> **The task**:
Reproduce all of the data below without alteration; exclude every picture.

#####

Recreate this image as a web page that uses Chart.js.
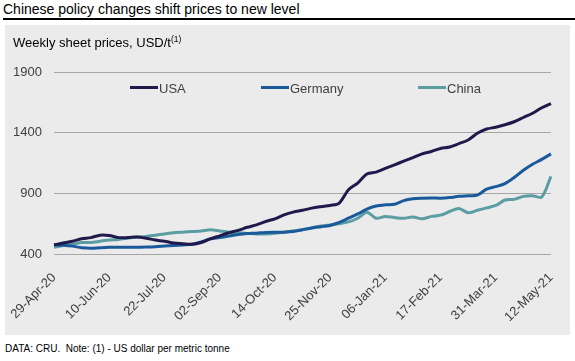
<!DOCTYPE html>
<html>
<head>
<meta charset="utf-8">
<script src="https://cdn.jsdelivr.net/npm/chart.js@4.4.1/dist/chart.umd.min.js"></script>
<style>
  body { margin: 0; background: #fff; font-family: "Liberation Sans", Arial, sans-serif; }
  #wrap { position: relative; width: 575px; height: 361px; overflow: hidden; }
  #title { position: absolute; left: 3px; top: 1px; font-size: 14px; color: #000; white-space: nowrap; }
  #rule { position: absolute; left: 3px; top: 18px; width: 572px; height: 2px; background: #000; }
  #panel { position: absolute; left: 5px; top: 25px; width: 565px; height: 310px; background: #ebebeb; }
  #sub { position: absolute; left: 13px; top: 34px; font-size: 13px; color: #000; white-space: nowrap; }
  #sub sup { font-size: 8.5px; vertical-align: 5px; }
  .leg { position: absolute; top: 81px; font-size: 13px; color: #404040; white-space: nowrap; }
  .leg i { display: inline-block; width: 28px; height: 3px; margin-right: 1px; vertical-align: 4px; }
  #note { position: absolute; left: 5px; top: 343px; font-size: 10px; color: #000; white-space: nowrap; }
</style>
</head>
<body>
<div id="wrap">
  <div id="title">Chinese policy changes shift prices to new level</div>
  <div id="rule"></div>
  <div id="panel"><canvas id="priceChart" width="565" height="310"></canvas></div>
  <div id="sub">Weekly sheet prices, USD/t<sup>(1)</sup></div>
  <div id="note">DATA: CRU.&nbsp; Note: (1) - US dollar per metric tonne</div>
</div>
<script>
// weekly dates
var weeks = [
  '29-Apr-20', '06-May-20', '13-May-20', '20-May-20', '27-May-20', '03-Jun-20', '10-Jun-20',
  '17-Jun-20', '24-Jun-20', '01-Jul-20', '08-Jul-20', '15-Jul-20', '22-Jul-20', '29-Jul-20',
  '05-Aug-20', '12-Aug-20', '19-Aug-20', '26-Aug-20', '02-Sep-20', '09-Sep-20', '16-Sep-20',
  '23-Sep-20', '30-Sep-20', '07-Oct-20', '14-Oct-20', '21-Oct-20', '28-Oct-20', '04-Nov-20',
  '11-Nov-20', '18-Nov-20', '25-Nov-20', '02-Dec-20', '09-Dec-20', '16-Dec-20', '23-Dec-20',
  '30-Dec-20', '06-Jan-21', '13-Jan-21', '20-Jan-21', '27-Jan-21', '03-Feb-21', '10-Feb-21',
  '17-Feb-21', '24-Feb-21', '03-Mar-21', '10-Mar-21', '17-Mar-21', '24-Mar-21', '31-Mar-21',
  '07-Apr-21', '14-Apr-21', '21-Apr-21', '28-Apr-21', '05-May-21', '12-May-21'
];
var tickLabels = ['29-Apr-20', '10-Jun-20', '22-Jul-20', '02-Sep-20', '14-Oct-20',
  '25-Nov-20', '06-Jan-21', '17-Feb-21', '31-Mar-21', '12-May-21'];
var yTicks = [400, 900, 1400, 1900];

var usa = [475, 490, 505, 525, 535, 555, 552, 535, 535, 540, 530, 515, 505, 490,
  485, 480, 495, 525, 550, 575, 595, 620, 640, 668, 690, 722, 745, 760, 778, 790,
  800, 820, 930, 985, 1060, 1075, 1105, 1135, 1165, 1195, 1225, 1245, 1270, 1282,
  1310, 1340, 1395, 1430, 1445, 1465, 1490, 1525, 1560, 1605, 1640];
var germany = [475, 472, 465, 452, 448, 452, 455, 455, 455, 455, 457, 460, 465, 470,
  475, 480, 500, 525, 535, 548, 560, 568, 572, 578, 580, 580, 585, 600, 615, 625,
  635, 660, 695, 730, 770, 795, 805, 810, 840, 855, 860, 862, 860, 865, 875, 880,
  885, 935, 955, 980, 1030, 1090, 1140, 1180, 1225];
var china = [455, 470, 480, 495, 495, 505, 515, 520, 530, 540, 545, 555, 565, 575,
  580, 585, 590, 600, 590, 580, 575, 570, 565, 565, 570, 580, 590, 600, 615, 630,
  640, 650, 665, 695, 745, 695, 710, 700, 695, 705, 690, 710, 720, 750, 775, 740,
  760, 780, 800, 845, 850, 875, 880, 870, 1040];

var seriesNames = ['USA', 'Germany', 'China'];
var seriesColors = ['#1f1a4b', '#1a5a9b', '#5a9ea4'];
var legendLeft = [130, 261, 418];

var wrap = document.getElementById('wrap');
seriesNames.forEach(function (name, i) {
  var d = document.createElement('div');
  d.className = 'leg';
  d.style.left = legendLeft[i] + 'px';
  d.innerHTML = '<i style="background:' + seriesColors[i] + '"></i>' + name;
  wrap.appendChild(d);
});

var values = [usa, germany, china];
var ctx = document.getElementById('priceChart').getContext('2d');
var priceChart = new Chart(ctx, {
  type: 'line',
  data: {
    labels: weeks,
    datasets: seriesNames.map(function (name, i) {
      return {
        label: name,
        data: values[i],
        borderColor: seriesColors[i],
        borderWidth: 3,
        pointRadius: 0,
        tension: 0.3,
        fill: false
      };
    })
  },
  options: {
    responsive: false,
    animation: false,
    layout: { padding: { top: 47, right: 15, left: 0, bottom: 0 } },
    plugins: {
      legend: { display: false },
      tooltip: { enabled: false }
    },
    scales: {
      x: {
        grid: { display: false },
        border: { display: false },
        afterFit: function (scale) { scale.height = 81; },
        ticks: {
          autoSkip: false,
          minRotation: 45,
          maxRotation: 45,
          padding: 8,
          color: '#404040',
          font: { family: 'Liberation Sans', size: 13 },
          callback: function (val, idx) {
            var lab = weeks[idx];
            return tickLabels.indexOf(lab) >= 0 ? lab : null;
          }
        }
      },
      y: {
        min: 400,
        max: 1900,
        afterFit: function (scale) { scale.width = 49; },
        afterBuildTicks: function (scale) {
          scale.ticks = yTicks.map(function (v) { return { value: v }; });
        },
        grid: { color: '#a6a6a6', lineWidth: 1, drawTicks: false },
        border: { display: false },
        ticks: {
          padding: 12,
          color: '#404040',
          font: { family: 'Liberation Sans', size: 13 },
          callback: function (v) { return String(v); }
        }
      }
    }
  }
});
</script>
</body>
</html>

#####

> **Final result**:
Recreate this image as a web page that uses Chart.js.
<!DOCTYPE html>
<html>
<head>
<meta charset="utf-8">
<script src="https://cdn.jsdelivr.net/npm/chart.js@4.4.1/dist/chart.umd.min.js"></script>
<style>
  body { margin: 0; background: #fff; font-family: "Liberation Sans", Arial, sans-serif; }
  #wrap { position: relative; width: 575px; height: 361px; overflow: hidden; }
  #title { position: absolute; left: 3px; top: 1px; font-size: 14px; color: #000; white-space: nowrap; }
  #rule { position: absolute; left: 3px; top: 18px; width: 572px; height: 2px; background: #000; }
  #panel { position: absolute; left: 5px; top: 25px; width: 565px; height: 310px; background: #ebebeb; }
  #sub { position: absolute; left: 13px; top: 34px; font-size: 13px; color: #000; white-space: nowrap; }
  #sub sup { font-size: 8.5px; vertical-align: 5px; }
  .leg { position: absolute; top: 81px; font-size: 13px; color: #404040; white-space: nowrap; }
  .leg i { display: inline-block; width: 28px; height: 3px; margin-right: 1px; vertical-align: 4px; }
  #note { position: absolute; left: 5px; top: 343px; font-size: 10px; color: #000; white-space: nowrap; }
</style>
</head>
<body>
<div id="wrap">
  <div id="title">Chinese policy changes shift prices to new level</div>
  <div id="rule"></div>
  <div id="panel"><canvas id="priceChart" width="565" height="310"></canvas></div>
  <div id="sub">Weekly sheet prices, USD/t<sup>(1)</sup></div>
  <div id="note">DATA: CRU.&nbsp; Note: (1) - US dollar per metric tonne</div>
</div>
<script>
// weekly dates
var weeks = [
  '29-Apr-20', '06-May-20', '13-May-20', '20-May-20', '27-May-20', '03-Jun-20', '10-Jun-20',
  '17-Jun-20', '24-Jun-20', '01-Jul-20', '08-Jul-20', '15-Jul-20', '22-Jul-20', '29-Jul-20',
  '05-Aug-20', '12-Aug-20', '19-Aug-20', '26-Aug-20', '02-Sep-20', '09-Sep-20', '16-Sep-20',
  '23-Sep-20', '30-Sep-20', '07-Oct-20', '14-Oct-20', '21-Oct-20', '28-Oct-20', '04-Nov-20',
  '11-Nov-20', '18-Nov-20', '25-Nov-20', '02-Dec-20', '09-Dec-20', '16-Dec-20', '23-Dec-20',
  '30-Dec-20', '06-Jan-21', '13-Jan-21', '20-Jan-21', '27-Jan-21', '03-Feb-21', '10-Feb-21',
  '17-Feb-21', '24-Feb-21', '03-Mar-21', '10-Mar-21', '17-Mar-21', '24-Mar-21', '31-Mar-21',
  '07-Apr-21', '14-Apr-21', '21-Apr-21', '28-Apr-21', '05-May-21', '12-May-21'
];
var tickLabels = ['29-Apr-20', '10-Jun-20', '22-Jul-20', '02-Sep-20', '14-Oct-20',
  '25-Nov-20', '06-Jan-21', '17-Feb-21', '31-Mar-21', '12-May-21'];
var yTicks = [400, 900, 1400, 1900];

var usa = [475, 490, 505, 525, 535, 555, 552, 535, 535, 540, 530, 515, 505, 490,
  485, 480, 495, 525, 550, 575, 595, 620, 640, 668, 690, 722, 745, 760, 778, 790,
  800, 820, 930, 985, 1060, 1075, 1105, 1135, 1165, 1195, 1225, 1245, 1270, 1282,
  1310, 1340, 1395, 1430, 1445, 1465, 1490, 1525, 1560, 1605, 1640];
var germany = [475, 472, 465, 452, 448, 452, 455, 455, 455, 455, 457, 460, 465, 470,
  475, 480, 500, 525, 535, 548, 560, 568, 572, 578, 580, 580, 585, 600, 615, 625,
  635, 660, 695, 730, 770, 795, 805, 810, 840, 855, 860, 862, 860, 865, 875, 880,
  885, 935, 955, 980, 1030, 1090, 1140, 1180, 1225];
var china = [455, 470, 480, 495, 495, 505, 515, 520, 530, 540, 545, 555, 565, 575,
  580, 585, 590, 600, 590, 580, 575, 570, 565, 565, 570, 580, 590, 600, 615, 630,
  640, 650, 665, 695, 745, 695, 710, 700, 695, 705, 690, 710, 720, 750, 775, 740,
  760, 780, 800, 845, 850, 875, 880, 870, 1040];

var seriesNames = ['USA', 'Germany', 'China'];
var seriesColors = ['#1f1a4b', '#1a5a9b', '#5a9ea4'];
var legendLeft = [130, 261, 418];

var wrap = document.getElementById('wrap');
seriesNames.forEach(function (name, i) {
  var d = document.createElement('div');
  d.className = 'leg';
  d.style.left = legendLeft[i] + 'px';
  d.innerHTML = '<i style="background:' + seriesColors[i] + '"></i>' + name;
  wrap.appendChild(d);
});

var values = [usa, germany, china];
var ctx = document.getElementById('priceChart').getContext('2d');
var priceChart = new Chart(ctx, {
  type: 'line',
  data: {
    labels: weeks,
    datasets: seriesNames.map(function (name, i) {
      return {
        label: name,
        data: values[i],
        borderColor: seriesColors[i],
        borderWidth: 3,
        pointRadius: 0,
        tension: 0.3,
        fill: false
      };
    })
  },
  options: {
    responsive: false,
    animation: false,
    layout: { padding: { top: 47, right: 15, left: 0, bottom: 0 } },
    plugins: {
      legend: { display: false },
      tooltip: { enabled: false }
    },
    scales: {
      x: {
        grid: { display: false },
        border: { display: false },
        afterFit: function (scale) { scale.height = 81; },
        ticks: {
          autoSkip: false,
          minRotation: 45,
          maxRotation: 45,
          padding: 8,
          color: '#404040',
          font: { family: 'Liberation Sans', size: 13 },
          callback: function (val, idx) {
            var lab = weeks[idx];
            return tickLabels.indexOf(lab) >= 0 ? lab : null;
          }
        }
      },
      y: {
        min: 400,
        max: 1900,
        afterFit: function (scale) { scale.width = 49; },
        afterBuildTicks: function (scale) {
          scale.ticks = yTicks.map(function (v) { return { value: v }; });
        },
        grid: { color: '#a6a6a6', lineWidth: 1, drawTicks: false },
        border: { display: false },
        ticks: {
          padding: 12,
          color: '#404040',
          font: { family: 'Liberation Sans', size: 13 },
          callback: function (v) { return String(v); }
        }
      }
    }
  }
});
</script>
</body>
</html>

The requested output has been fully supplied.